I'm a simple gal, really. I'm tough. A go-getter. I'm a fighter. But I have one worthy nemesis: the nagging, self-critical voice in my head. That voice? Oh, she's brutal. She can tear me apart, from the strands of grey starting to show at my roots to the tone of voice I use with the boys. She whispers some version of "You're a failure. You're not enough. You're a burden." Catty accusations that seem to be true when I compare my epic disasters with everyone else's Pinterest-worthy portraits. For years, I believed her lies. I clawed myself out of the darkness only to be tossed back in again. I avoided quiet moments because I couldn't stand to be alone with my own critic. I call her Lucy. You know, like on Charlie Brown? The one who always yells, "Can't you do anything right?"


Yeah, me and Lucy. She's downright mean. She pokes at my weaknesses. It took a global shut-down for me to realize that Lucy didn't improve my life. She dragged me through the muck of it. Over the past year, I've learned a lot of different, healthy coping skills to help me manage my Lucy. The very best counterattack was one that wasn't really planned. I decided that I would repeat a mantra to myself every morning.

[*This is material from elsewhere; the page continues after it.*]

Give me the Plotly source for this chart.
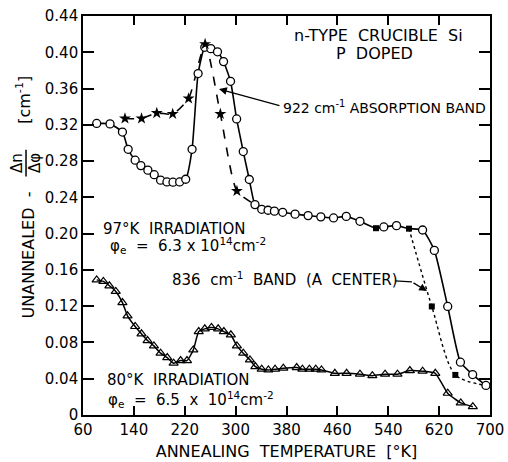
import plotly.graph_objects as go

# ---------------- data ----------------
circ_T = [81.5, 102.5, 122, 131, 142, 151, 162, 172, 182, 192, 201.5, 212, 221.5, 231.5,
          241, 251.5, 261, 271.5, 281, 292, 301.6, 312, 321.5, 330.4, 341, 351, 361, 374,
          393.5, 414, 434, 454, 474, 495.5, 533, 553, 594, 612.5, 633.5, 653.5, 672.7, 693.6]
circ_v = [0.3215, 0.321, 0.312, 0.293, 0.281, 0.275, 0.270, 0.265, 0.259, 0.257, 0.2567, 0.257,
          0.260, 0.293, 0.3765, 0.4055, 0.404, 0.4005, 0.3897, 0.368, 0.3265, 0.2905, 0.2597,
          0.232, 0.2268, 0.2258, 0.2248, 0.2235, 0.2215, 0.2199, 0.2185, 0.2173, 0.219, 0.2136,
          0.2074, 0.2088, 0.204, 0.1815, 0.1197, 0.0582, 0.0446, 0.0326]

star_T = [126, 152, 176, 201, 226, 252, 276, 302]
star_v = [0.327, 0.327, 0.333, 0.332, 0.349, 0.409, 0.332, 0.247]

sq_T = [520.7, 572.6, 608.5, 645.5]
sq_v = [0.206, 0.2055, 0.1197, 0.0442]

tri_T = [81.5, 92, 101.5, 111.5, 122, 130, 142, 152, 161.5, 171.5, 182, 192.5, 202.5, 213.5,
         223.5, 233.5, 242, 251.5, 262, 272.5, 281.5, 292.5, 302, 312, 322.5, 331, 341, 351.5,
         362, 375, 396, 405, 416, 426, 435, 456, 474.5, 495.5, 515, 535, 554.5, 574, 594, 614,
         633.5, 654, 673]
tri_v = [0.149, 0.1473, 0.1425, 0.1363, 0.124, 0.1094, 0.0976, 0.0895, 0.0821, 0.0762, 0.0682,
         0.0633, 0.0571, 0.060, 0.060, 0.0718, 0.092, 0.095, 0.0965, 0.095, 0.092, 0.0884, 0.0762,
         0.0682, 0.0608, 0.0534, 0.0505, 0.0497, 0.0505, 0.0516, 0.0523, 0.0505, 0.0505, 0.0505,
         0.0497, 0.046, 0.046, 0.045, 0.0434, 0.045, 0.045, 0.049, 0.0483, 0.046, 0.024, 0.0133,
         0.0092]

x_ticks = [60, 140, 220, 300, 380, 460, 540, 620, 700]
y_ticks = [0, 0.04, 0.08, 0.12, 0.16, 0.20, 0.24, 0.28, 0.32, 0.36, 0.40, 0.44]
y_ticklabels = ["0", "0.04", "0.08", "0.12", "0.16", "0.20", "0.24", "0.28", "0.32", "0.36", "0.40", "0.44"]

FONT = "DejaVu Sans"
K = "black"

fig = go.Figure()

# 97 K solid curve (passes through the first two squares)
pts = sorted(list(zip(circ_T, circ_v)) + list(zip(sq_T[:2], sq_v[:2])))
fig.add_trace(go.Scatter(x=[p[0] for p in pts], y=[p[1] for p in pts], mode="lines",
                         line=dict(color=K, width=1.6, shape="spline", smoothing=0.5),
                         showlegend=False, hoverinfo="skip"))
# dashed 922 band curve, ends on circle curve
fig.add_trace(go.Scatter(x=star_T + [circ_T[23]], y=star_v + [circ_v[23]], mode="lines",
                         line=dict(color=K, width=1.6, dash="dash", shape="spline", smoothing=0.6),
                         showlegend=False, hoverinfo="skip"))
# dotted A-center curve
fig.add_trace(go.Scatter(x=sq_T[1:] + [circ_T[-1]], y=sq_v[1:] + [circ_v[-1]], mode="lines",
                         line=dict(color=K, width=1.4, dash="dot", shape="spline", smoothing=0.8),
                         showlegend=False, hoverinfo="skip"))
# 80 K curve
fig.add_trace(go.Scatter(x=tri_T, y=tri_v, mode="lines+markers",
                         line=dict(color=K, width=1.5, shape="spline", smoothing=0.5),
                         marker=dict(symbol="triangle-up-open", size=8, color=K, line=dict(width=1.2)),
                         showlegend=False))
fig.add_trace(go.Scatter(x=circ_T, y=circ_v, mode="markers",
                         marker=dict(symbol="circle", size=8, color="white", line=dict(width=1.3, color=K)),
                         showlegend=False))
fig.add_trace(go.Scatter(x=star_T, y=star_v, mode="markers",
                         marker=dict(symbol="star", size=9, color=K, line=dict(width=0)),
                         showlegend=False))
fig.add_trace(go.Scatter(x=sq_T, y=sq_v, mode="markers",
                         marker=dict(symbol="square", size=6, color=K, line=dict(width=0)),
                         showlegend=False))

ann = []
def txt(x, y, t, xanchor="left", size=16, xref="x", yref="y", angle=0):
    ann.append(dict(x=x, y=y, xref=xref, yref=yref, text=t, showarrow=False, xanchor=xanchor,
                    yanchor="middle", textangle=angle, borderpad=0,
                    font=dict(family=FONT, size=size, color=K)))

txt(525, 0.418, "n-TYPE  CRUCIBLE  Si", xanchor="center")
txt(519, 0.399, "P  DOPED", xanchor="center")
txt(372.5, 0.3397, "922 cm<sup>-1</sup> ABSORPTION BAND", size=14)
txt(89.5, 0.205, "97°K  IRRADIATION", size=15)
txt(100.5, 0.1864, "φ<sub>e</sub>  =  6.3 x 10<sup>14</sup>cm<sup>-2</sup>", size=15)
txt(198, 0.150, "836  cm<sup>-1</sup>  BAND  (A  CENTER)", size=15)
txt(95.7, 0.0385, "80°K  IRRADIATION", size=15)
txt(97.3, 0.0176, "φ<sub>e</sub>  =  6.5  x  10<sup>14</sup>cm<sup>-2</sup>", size=15)

# arrows
ann.append(dict(x=273.9, y=0.3595, ax=371.3, ay=0.3408, xref="x", yref="y", axref="x", ayref="y",
                text="", showarrow=True, arrowhead=2, arrowsize=1.2, arrowwidth=1.3, arrowcolor=K))
ann.append(dict(x=600.9, y=0.1367, ax=577.3, ay=0.1467, xref="x", yref="y", axref="x", ayref="y",
                text="", showarrow=True, arrowhead=2, arrowsize=1.2, arrowwidth=1.3, arrowcolor=K))

# y-axis title pieces
txt(-0.135, 0.40, "UNANNEALED  -", xanchor="center", size=16, xref="paper", yref="paper", angle=-90)
txt(-0.162, 0.6316, "Δn", xanchor="center", size=15, xref="paper", yref="paper", angle=-90)
txt(-0.118, 0.6316, "Δφ", xanchor="center", size=15, xref="paper", yref="paper", angle=-90)
txt(-0.145, 0.79, "[cm<sup>-1</sup>]", xanchor="center", size=16, xref="paper", yref="paper", angle=-90)

shapes = [
    dict(type="line", xref="paper", yref="paper", x0=-0.140, x1=-0.140, y0=0.598, y1=0.665,
         line=dict(color=K, width=1.5)),
    dict(type="line", xref="x", yref="y", x0=550.6, x1=577.3, y0=0.1478, y1=0.1467,
         line=dict(color=K, width=1.3)),
]

fig.update_layout(
    width=508, height=462,
    margin=dict(l=83, r=18, t=16, b=47, autoexpand=False),
    paper_bgcolor="white", plot_bgcolor="white",
    font=dict(family=FONT, size=14, color=K),
    annotations=ann, shapes=shapes,
    xaxis=dict(range=[60, 700], tickvals=x_ticks, ticktext=[str(v) for v in x_ticks],
               ticks="inside", ticklen=9, tickwidth=1.5, tickcolor=K, automargin=False,
               showline=True, linecolor=K, linewidth=1.6, mirror="ticks", showgrid=False,
               zeroline=False, tickfont=dict(size=15),
               title=dict(text="ANNEALING  TEMPERATURE  [°K]", font=dict(size=16), standoff=8)),
    yaxis=dict(range=[0, 0.44], tickvals=y_ticks, ticktext=y_ticklabels, automargin=False,
               ticks="inside", ticklen=11, tickwidth=1.5, tickcolor=K,
               showline=True, linecolor=K, linewidth=1.6, mirror="ticks", showgrid=False,
               zeroline=False, tickfont=dict(size=15)),
)

fig.write_html("out.html", config={"displayModeBar": False},
               post_script="document.body.style.margin='0';")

A what? A mantra. I'll be honest. I don't even know if I understand the history of mantra. I meditate, but I'm still a beginner and probably a clumsy one at that. (I keep trying, right? Begin again!). I was intrigued by the idea of repeating affirmative statements to myself every day. If I gave Lucy the spotlight, she'd ground me down to tiny little bits. But if I stepped up to the mic, I could say whatever I wanted, especially about the areas where I fell short. I wrote down some ideas. What would I like to hear every morning? How do I address my biggest triggers?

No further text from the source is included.